RÉGIONAL| Le ministère public, représenté par Me Isabelle Roy, a-t-il fait la preuve, hors de tout doute raisonnable, que l’ex-chef pompier de Warwick, Bernard Beaudet, a commis une fraude, un abus de confiance, produit et utilisé des faux documents entre mars 2010 et mars 2014? C’est sur cette question que se penchera la juge Guylaine Tremblay, de la Cour du Québec, au cours des prochaines semaines.
La cause de l’ancien directeur du Service de protection contre les incendies a été prise en délibéré, hier, à la suite des plaidoiries. Un peu plus de trois jours ont suffi pour présenter la preuve et faire entendre dix témoins, dont l’accusé, tout au long de la semaine. Le verdict tombera le 14 août, après les vacances estivales, vers 14 h. L’accusation de vol à laquelle il faisait face initialement est tombée sous la suggestion de la Couronne.

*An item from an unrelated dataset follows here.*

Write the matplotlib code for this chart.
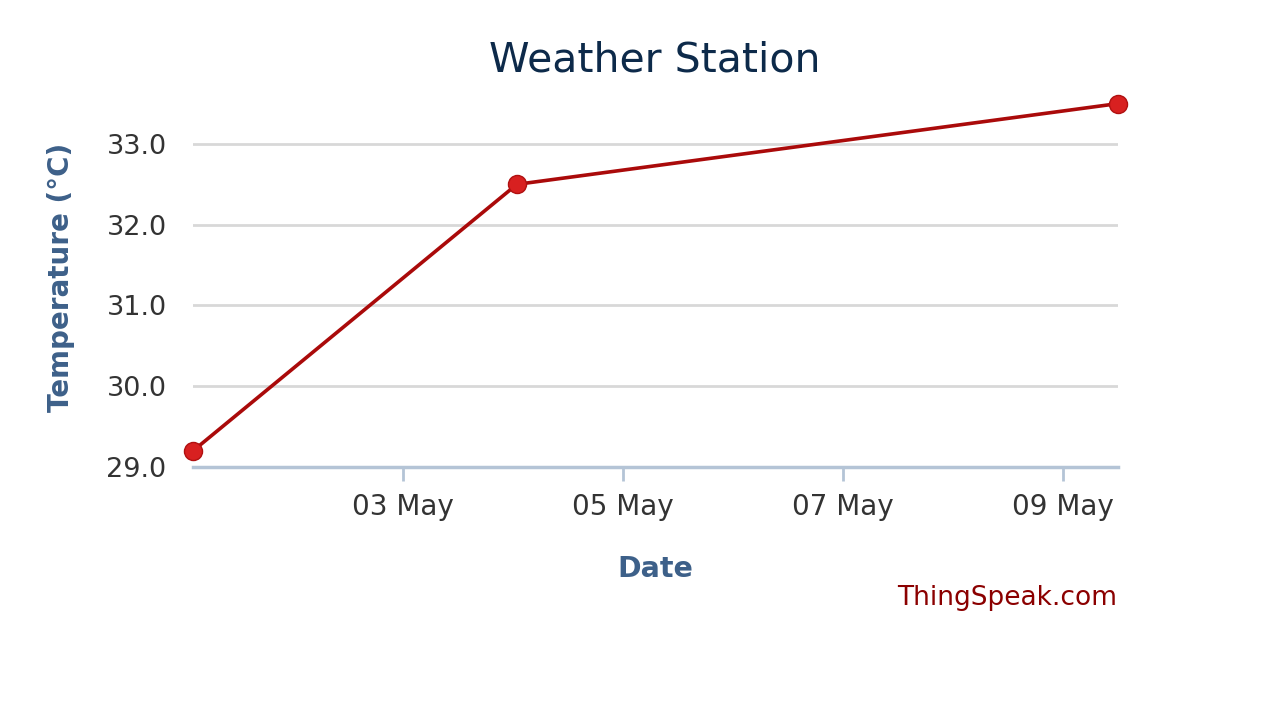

Lors des plaidoiries, l’avocat de l’ex-chef Beaudet, Me Mathieu Camirand, a insisté sur le fait que jamais son client n’a tiré avantage de sa position de cadre à la Municipalité. Il n’a pas, non plus, frustré quiconque par les faits reprochés. Il n’a jamais agi de mauvaise foi, n’étant pas conscient que ses actions pourraient être répréhensibles. «A-t-il manqué au code d’éthique? Certainement et possiblement plus d’une fois. Était-ce criminellement illégal, c’est autre chose. Ce n’est cependant pas à vous de déterminer ce qui était éthique ou non. On se penche ici sur l’aspect criminel», a-t-il dit.
Bernard Beaudet étant accusé de fraude en lien avec l’achat répété d’essence pour son véhicule personnel, qu’il utilisait également dans le cadre de ses fonctions, Me Camirand a rappelé que son client n’a pas nié avoir usé de la carte de crédit de son Service pour faire le plein. L’enquêteur de l’Unité permanente anticorruption, le sergent Maxime Bouchard, estime à 13 557,60 $ le montant de ces achats de 2010 à 2014. L’avocat a cependant nuancé la situation, disant que son client, lorsqu’il utilisait la carte de crédit, ne réclamait pas en double ce montant par l’entremise du compte de dépenses.
Sur l’achat de pneus pour son véhicule personnel, Me Camirand a dit que son client souhaitait dès le départ les rembourser. Jamais il n’a voulu s’en cacher, ni voler. En agissant ainsi, M. Beaudet voulait simplement bénéficier d’un escompte d’environ 60% sur ses pneus, selon lui. Même chose pour les deux toiles, d’une valeur de 2000 $ et qu’un commanditaire devait payer pour accrocher sur les murs de la nouvelle caserne. Encore aujourd’hui, ces toiles appartiennent à la Ville. En rien M. Beaudet a pu en tirer des bénéfices. L’accusé, d’ailleurs, doit toujours les rembourser. Il prétend que tout a été mis sur la glace à la suite de son arrestation.
Sur la production et l’usage de faux documents, la défense a répété qu’en aucun temps, M. Beaudet ne souhaitait porter préjudice à quiconque.
Le scénario est identique pour la modification d’un rapport en lien avec le schéma de couverture du risque. Me Camirand estime que M. Beaudet n’a pas agi de mauvaise foi.
L’avocat a remis en question les décisions de la direction générale de Warwick. Lise Lemieux, a-t-il dit, s’est empressée de régler les factures pour les toiles et les pneus alors qu’elle estimait ne pas être en accord avec leur achat. «Encore aujourd’hui, il n’y a aucune règle ou directive écrite concernant l’utilisation des cartes de crédit. C’est ce qu’on a appris dans le témoignage de Jacqueline Vallée», a-t-il enchaîné.
Pour l’accusation d’abus de confiance, Me Camirand estime que son client est innocent, hors de tout doute. «Il n’a rien retiré de tout cela. Il n’a pas fait d’argent. Il n’y a pas d’objectif de corruption, d’abus de pouvoir ou quoi que ce soit du genre», a-t-il lancé. Me Isabelle Roy a vu la situation d’un autre œil. «La Ville prenait la situation très au sérieux. On a même pris des mesures disciplinaires qui ont mené à une suspension sans solde. Tous avaient une confiance aveugle, grande, presque démesurée à l’endroit du directeur», a-t-elle plaidé en terminant.